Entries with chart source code
/---
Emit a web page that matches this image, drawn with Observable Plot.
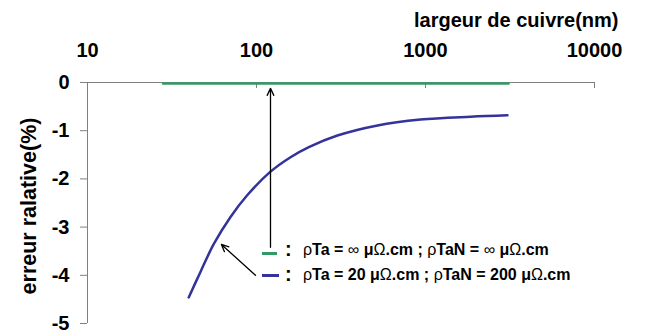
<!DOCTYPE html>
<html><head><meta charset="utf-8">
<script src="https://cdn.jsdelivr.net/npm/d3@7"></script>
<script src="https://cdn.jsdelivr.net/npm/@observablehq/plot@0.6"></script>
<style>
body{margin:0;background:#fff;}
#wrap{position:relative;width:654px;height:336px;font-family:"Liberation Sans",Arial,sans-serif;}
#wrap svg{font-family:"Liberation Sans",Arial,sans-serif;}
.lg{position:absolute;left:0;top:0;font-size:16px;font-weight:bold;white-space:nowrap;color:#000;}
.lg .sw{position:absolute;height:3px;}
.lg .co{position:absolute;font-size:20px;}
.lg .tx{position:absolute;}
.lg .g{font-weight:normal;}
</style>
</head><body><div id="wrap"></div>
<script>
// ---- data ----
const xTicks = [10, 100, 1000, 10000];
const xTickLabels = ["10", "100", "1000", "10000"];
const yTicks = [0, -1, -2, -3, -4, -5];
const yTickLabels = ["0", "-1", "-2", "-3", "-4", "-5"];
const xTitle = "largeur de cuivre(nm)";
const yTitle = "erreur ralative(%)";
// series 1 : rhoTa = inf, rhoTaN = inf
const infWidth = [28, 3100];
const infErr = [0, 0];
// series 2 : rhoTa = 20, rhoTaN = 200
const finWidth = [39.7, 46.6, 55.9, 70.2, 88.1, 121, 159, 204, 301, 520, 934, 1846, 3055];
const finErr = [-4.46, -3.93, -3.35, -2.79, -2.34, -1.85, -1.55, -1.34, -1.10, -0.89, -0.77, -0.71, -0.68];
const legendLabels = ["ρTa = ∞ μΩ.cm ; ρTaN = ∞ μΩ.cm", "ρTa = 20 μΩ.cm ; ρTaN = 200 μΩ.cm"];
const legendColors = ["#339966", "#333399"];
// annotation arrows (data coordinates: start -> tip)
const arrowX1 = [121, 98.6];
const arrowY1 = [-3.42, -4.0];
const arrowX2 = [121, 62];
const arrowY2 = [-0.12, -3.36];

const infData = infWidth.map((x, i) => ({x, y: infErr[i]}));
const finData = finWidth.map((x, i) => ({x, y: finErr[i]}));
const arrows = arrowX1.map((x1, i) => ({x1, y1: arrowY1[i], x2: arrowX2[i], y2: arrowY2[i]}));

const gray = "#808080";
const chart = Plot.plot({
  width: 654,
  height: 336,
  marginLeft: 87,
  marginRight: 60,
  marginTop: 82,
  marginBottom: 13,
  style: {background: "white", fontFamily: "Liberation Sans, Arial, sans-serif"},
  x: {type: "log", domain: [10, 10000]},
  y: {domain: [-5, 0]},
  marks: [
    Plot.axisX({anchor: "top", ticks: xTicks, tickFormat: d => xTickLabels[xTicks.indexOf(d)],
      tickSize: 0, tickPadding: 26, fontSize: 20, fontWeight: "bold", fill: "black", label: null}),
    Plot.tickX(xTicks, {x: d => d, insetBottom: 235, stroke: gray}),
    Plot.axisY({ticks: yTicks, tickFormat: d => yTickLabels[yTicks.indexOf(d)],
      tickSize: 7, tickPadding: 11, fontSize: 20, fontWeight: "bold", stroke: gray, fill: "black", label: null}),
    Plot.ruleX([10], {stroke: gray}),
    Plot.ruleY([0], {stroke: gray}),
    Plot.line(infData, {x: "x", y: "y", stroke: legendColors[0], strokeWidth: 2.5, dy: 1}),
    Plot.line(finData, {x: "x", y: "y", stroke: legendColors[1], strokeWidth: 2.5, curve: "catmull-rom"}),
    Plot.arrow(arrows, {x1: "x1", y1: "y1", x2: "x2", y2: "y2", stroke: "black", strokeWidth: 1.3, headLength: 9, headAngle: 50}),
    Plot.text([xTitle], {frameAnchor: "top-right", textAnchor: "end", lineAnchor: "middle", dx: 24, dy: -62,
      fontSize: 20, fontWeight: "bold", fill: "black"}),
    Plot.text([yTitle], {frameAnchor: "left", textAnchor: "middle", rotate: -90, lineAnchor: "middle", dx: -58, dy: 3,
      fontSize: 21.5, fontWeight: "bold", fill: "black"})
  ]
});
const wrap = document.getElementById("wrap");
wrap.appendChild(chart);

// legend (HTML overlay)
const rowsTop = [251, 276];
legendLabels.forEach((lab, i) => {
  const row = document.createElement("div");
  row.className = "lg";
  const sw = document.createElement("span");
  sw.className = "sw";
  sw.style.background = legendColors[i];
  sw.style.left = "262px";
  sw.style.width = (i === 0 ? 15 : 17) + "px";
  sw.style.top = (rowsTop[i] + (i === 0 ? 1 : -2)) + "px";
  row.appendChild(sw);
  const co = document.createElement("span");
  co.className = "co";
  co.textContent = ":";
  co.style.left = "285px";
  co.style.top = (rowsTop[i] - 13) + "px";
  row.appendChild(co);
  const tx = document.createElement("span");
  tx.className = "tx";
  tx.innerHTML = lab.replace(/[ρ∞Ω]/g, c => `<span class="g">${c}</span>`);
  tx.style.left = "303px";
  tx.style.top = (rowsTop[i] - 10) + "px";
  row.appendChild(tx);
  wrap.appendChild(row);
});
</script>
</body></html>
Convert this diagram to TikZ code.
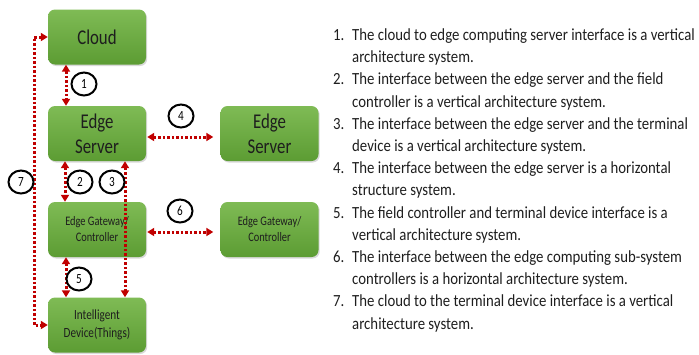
\---
AIM OF THE TASK »
Quote in full the listing given above; the images are to be left out.

TASK OUTPUT »
Emit a web page that matches this image, drawn with Observable Plot.
<!DOCTYPE html>
<html><head><meta charset="utf-8">
<script src="https://cdn.jsdelivr.net/npm/d3@7"></script>
<script src="https://cdn.jsdelivr.net/npm/@observablehq/plot@0.6"></script>
<style>
body{margin:0;background:#fff;}
#wrap{position:relative;width:654px;height:336px;font-family:"Liberation Sans",Arial,sans-serif;}
#wrap svg{font-family:"Liberation Sans",Arial,sans-serif;}
.lg{position:absolute;left:0;top:0;font-size:16px;font-weight:bold;white-space:nowrap;color:#000;}
.lg .sw{position:absolute;height:3px;}
.lg .co{position:absolute;font-size:20px;}
.lg .tx{position:absolute;}
.lg .g{font-weight:normal;}
</style>
</head><body><div id="wrap"></div>
<script>
// ---- data ----
const xTicks = [10, 100, 1000, 10000];
const xTickLabels = ["10", "100", "1000", "10000"];
const yTicks = [0, -1, -2, -3, -4, -5];
const yTickLabels = ["0", "-1", "-2", "-3", "-4", "-5"];
const xTitle = "largeur de cuivre(nm)";
const yTitle = "erreur ralative(%)";
// series 1 : rhoTa = inf, rhoTaN = inf
const infWidth = [28, 3100];
const infErr = [0, 0];
// series 2 : rhoTa = 20, rhoTaN = 200
const finWidth = [39.7, 46.6, 55.9, 70.2, 88.1, 121, 159, 204, 301, 520, 934, 1846, 3055];
const finErr = [-4.46, -3.93, -3.35, -2.79, -2.34, -1.85, -1.55, -1.34, -1.10, -0.89, -0.77, -0.71, -0.68];
const legendLabels = ["ρTa = ∞ μΩ.cm ; ρTaN = ∞ μΩ.cm", "ρTa = 20 μΩ.cm ; ρTaN = 200 μΩ.cm"];
const legendColors = ["#339966", "#333399"];
// annotation arrows (data coordinates: start -> tip)
const arrowX1 = [121, 98.6];
const arrowY1 = [-3.42, -4.0];
const arrowX2 = [121, 62];
const arrowY2 = [-0.12, -3.36];

const infData = infWidth.map((x, i) => ({x, y: infErr[i]}));
const finData = finWidth.map((x, i) => ({x, y: finErr[i]}));
const arrows = arrowX1.map((x1, i) => ({x1, y1: arrowY1[i], x2: arrowX2[i], y2: arrowY2[i]}));

const gray = "#808080";
const chart = Plot.plot({
  width: 654,
  height: 336,
  marginLeft: 87,
  marginRight: 60,
  marginTop: 82,
  marginBottom: 13,
  style: {background: "white", fontFamily: "Liberation Sans, Arial, sans-serif"},
  x: {type: "log", domain: [10, 10000]},
  y: {domain: [-5, 0]},
  marks: [
    Plot.axisX({anchor: "top", ticks: xTicks, tickFormat: d => xTickLabels[xTicks.indexOf(d)],
      tickSize: 0, tickPadding: 26, fontSize: 20, fontWeight: "bold", fill: "black", label: null}),
    Plot.tickX(xTicks, {x: d => d, insetBottom: 235, stroke: gray}),
    Plot.axisY({ticks: yTicks, tickFormat: d => yTickLabels[yTicks.indexOf(d)],
      tickSize: 7, tickPadding: 11, fontSize: 20, fontWeight: "bold", stroke: gray, fill: "black", label: null}),
    Plot.ruleX([10], {stroke: gray}),
    Plot.ruleY([0], {stroke: gray}),
    Plot.line(infData, {x: "x", y: "y", stroke: legendColors[0], strokeWidth: 2.5, dy: 1}),
    Plot.line(finData, {x: "x", y: "y", stroke: legendColors[1], strokeWidth: 2.5, curve: "catmull-rom"}),
    Plot.arrow(arrows, {x1: "x1", y1: "y1", x2: "x2", y2: "y2", stroke: "black", strokeWidth: 1.3, headLength: 9, headAngle: 50}),
    Plot.text([xTitle], {frameAnchor: "top-right", textAnchor: "end", lineAnchor: "middle", dx: 24, dy: -62,
      fontSize: 20, fontWeight: "bold", fill: "black"}),
    Plot.text([yTitle], {frameAnchor: "left", textAnchor: "middle", rotate: -90, lineAnchor: "middle", dx: -58, dy: 3,
      fontSize: 21.5, fontWeight: "bold", fill: "black"})
  ]
});
const wrap = document.getElementById("wrap");
wrap.appendChild(chart);

// legend (HTML overlay)
const rowsTop = [251, 276];
legendLabels.forEach((lab, i) => {
  const row = document.createElement("div");
  row.className = "lg";
  const sw = document.createElement("span");
  sw.className = "sw";
  sw.style.background = legendColors[i];
  sw.style.left = "262px";
  sw.style.width = (i === 0 ? 15 : 17) + "px";
  sw.style.top = (rowsTop[i] + (i === 0 ? 1 : -2)) + "px";
  row.appendChild(sw);
  const co = document.createElement("span");
  co.className = "co";
  co.textContent = ":";
  co.style.left = "285px";
  co.style.top = (rowsTop[i] - 13) + "px";
  row.appendChild(co);
  const tx = document.createElement("span");
  tx.className = "tx";
  tx.innerHTML = lab.replace(/[ρ∞Ω]/g, c => `<span class="g">${c}</span>`);
  tx.style.left = "303px";
  tx.style.top = (rowsTop[i] - 10) + "px";
  row.appendChild(tx);
  wrap.appendChild(row);
});
</script>
</body></html>
Convert this diagram to TikZ code.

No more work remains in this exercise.